A genetic assay for comparing the efficiency of homology-directed repair using tyr mutant. a Table of template design schematics (left), attributes of the template (middle) and proportion of observed pigmented embryos in the tyr^25de/l25del model (right). Embryos are analysed at 2 dpf after co-injection of zCas9 mRNA, tyr^25de/l25del gRNA together with repair template. Number of embryos evaluated (n) exceeded 100 for each condition. b Phenotypic evaluation of embryos at 2 dpf into three groups according to number of pigmented cells: low rescue (1–20 pigmented cells), medium rescue (21–40 pigmented cells) and high rescue (more than 40 pigmented cells). Scale bar = 1 mm. c Statistics of HDR efficiency induced by different repair templates. zLOST: long single stranded template 299 bp, ssODN: single strand DNA oligonucleotides 105 bp, cdsDNA: circular double stranded DNAs 1527 bp (with two gRNA sites at both ends of the homologous arms), Ctl: without repair template. Number of embryos assessed (n) is shown for each group. X²-test (***p < 0.001). d Sequence analysis confirming that the larvae contained a correctly repaired tyr locus by zLOST. Correct insertion by HDR (green), PAM region (blue), target sites (underlined), Indels (red) are indicated.

Zebrafish genome editing at three other target sites by zLOST

a Restriction enzyme-based method design of three target sites. Target sequence (black), PAM region (blue), target modification sites (red), and restriction site (underlined) are indicated. b Restriction enzymes are used to digest the amplified region of the target genes. T = th, N = nop56, R = rps14. The “positive embryos” groups are highlighted by asterisk. c Sequencing results of the th, nop56 and rps14 loci. Patterns of DNA modification observed in independent embryos pool. Note: △1 and △2 mean the presence of additional undesirable mutations outside of the shown sequence window.

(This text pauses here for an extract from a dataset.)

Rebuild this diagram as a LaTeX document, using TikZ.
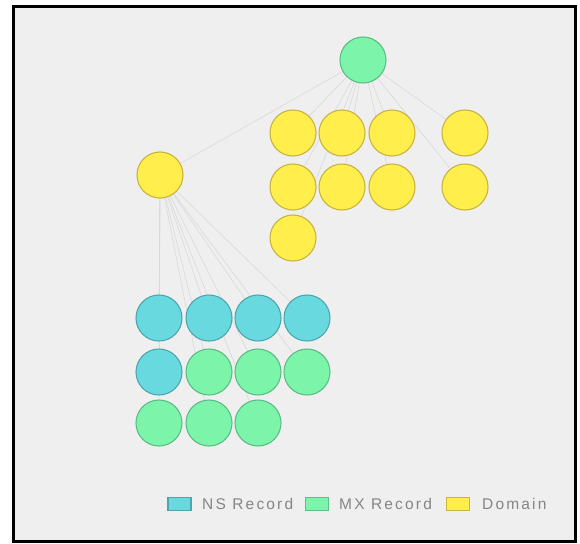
\documentclass[tikz,border=0pt]{standalone}
\usepackage{fontspec}
\setmainfont{Liberation Sans}
\newfontfamily\legendfont[LetterSpace=14]{Liberation Sans}
\definecolor{bgc}{HTML}{EFEFEF}
\definecolor{yfill}{HTML}{FFEE4C}
\definecolor{ydraw}{HTML}{C8B53E}
\definecolor{gfill}{HTML}{7CF4A9}
\definecolor{gdraw}{HTML}{5DBD87}
\definecolor{cfill}{HTML}{69D9E0}
\definecolor{cdraw}{HTML}{4EA6AD}
\definecolor{edgec}{HTML}{D9D9DD}
\definecolor{txtc}{HTML}{858585}
\pgfdeclarelayer{edgelayer}
\pgfsetlayers{edgelayer,main}
\tikzset{
  dom/.style={circle, minimum size=46pt, inner sep=0pt, fill=yfill, draw=ydraw, line width=1.1pt},
  mx/.style={circle, minimum size=46pt, inner sep=0pt, fill=gfill, draw=gdraw, line width=1.1pt},
  ns/.style={circle, minimum size=46pt, inner sep=0pt, fill=cfill, draw=cdraw, line width=1.1pt},
  edge/.style={draw=edgec, line width=0.6pt},
  legsq/.style={minimum width=23pt, minimum height=13pt, inner sep=0pt, line width=1.2pt},
  legtxt/.style={anchor=west, inner sep=0pt, text=txtc, font=\legendfont\fontsize{15.5}{18}\selectfont},
}
\begin{document}
\begin{tikzpicture}[x=1pt, y=-1pt]
\useasboundingbox (0,0) rectangle (580,543);
% nodes
\node[mx] (root) at (363,60) {};
\node[dom] (L) at (160,175) {};
\node[dom] (d1) at (293,133) {};
\node[dom] (d2) at (342,133) {};
\node[dom] (d3) at (392,133) {};
\node[dom] (d4) at (465,133) {};
\node[dom] (d5) at (293,187) {};
\node[dom] (d6) at (342,187) {};
\node[dom] (d7) at (392,187) {};
\node[dom] (d8) at (465,187) {};
\node[dom] (d9) at (293,238) {};
\node[ns] (n1) at (159,318) {};
\node[ns] (n2) at (209,318) {};
\node[ns] (n3) at (258,318) {};
\node[ns] (n4) at (307,318) {};
\node[ns] (n5) at (159,372) {};
\node[mx] (m1) at (209,372) {};
\node[mx] (m2) at (258,372) {};
\node[mx] (m3) at (307,372) {};
\node[mx] (m4) at (159,423) {};
\node[mx] (m5) at (209,423) {};
\node[mx] (m6) at (258,423) {};
% background and edges behind nodes
\begin{pgfonlayer}{edgelayer}
\fill[white] (0,0) rectangle (580,543);
\fill[bgc] (13,6) rectangle (575,541);
\foreach \t in {L,d1,d2,d3,d4,d5,d6,d7,d8,d9} {\draw[edge] (root) -- (\t);}
\foreach \t in {n1,n2,n3,n4,n5,m1,m2,m3,m4,m5,m6} {\draw[edge] (L) -- (\t);}
\end{pgfonlayer}
% legend
\node[legsq, fill=cfill, draw=cdraw] (k1) at (179.5,504) {};
\node[legtxt] (t1) at (202,504) {NS Record};
\node[legsq, fill=gfill, draw=gdraw] (k2) at (317,504) {};
\node[legtxt] (t2) at (339,504) {MX Record};
\node[legsq, fill=yfill, draw=ydraw] (k3) at (458,504) {};
\node[legtxt] (t3) at (482,504) {Domain};
% frame
\draw[black, line width=3pt] (13.5,6.5) rectangle (575.5,541.5);
\end{tikzpicture}
\end{document}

NGS analysis of precise point mutation introduction to the genes th, nop56 and rps14

Total percentages of defined sequence reads classes at knock-in sites of th(a), nop56(b) and rps14(c) genes as engineered with three types of repair template (cdsDNA, ssODN and zLOST). All the reads are divided into four classes: WT, others, correct_HDR and incorrect_HDR. Incorrect_HDR indicates the reads containing target modification sites, but with extra undesirable amino acid changes. d Representative examples of different classes of th, nop56 and rps14 HDR knock-ins: Correct_HDR and Incorrect_HDR.

zLOST enables mimicking of human disease related mutations in zebrafish

Alignment of human patients and desired zebrafish mutations to model human Barber-Say syndrome (BSS) or Diamond-Blackfan anaemia (DBA), schematic outlines of the gene editing strategy and sequencing of the resulting twist2 and rpl18 zebrafish loci. a Diagram of the mutation associated with human BSS. The substituted target base is marked in red, which means a p.E78Q amino-acid change in the zebrafish homologue precisely mimics the p.E75Q mutation found in human patients. b and d Design principles of HDR templates that contain a non-synonymous mutation of the sequence close to the PAM site in addition to synonymous nucleotide changes that create a Coding-bar used for genotyping that utilizes a de novo endonuclease restriction site. Sequencing result at the twist2 and rpl18 zebrafish loci targeted by the zLOST system. The Coding-bar includes a restriction endonuclease (PflFI) site 5′-GACNNNGTC-3′ in twist2 and a restriction endonuclease (PvuI) site 5′-CGATCG-3′ in rpl18. c Diagram depicting the mutation associated with human DBA, mimicking the p.L51S mutation at rpl18 locus found in patients.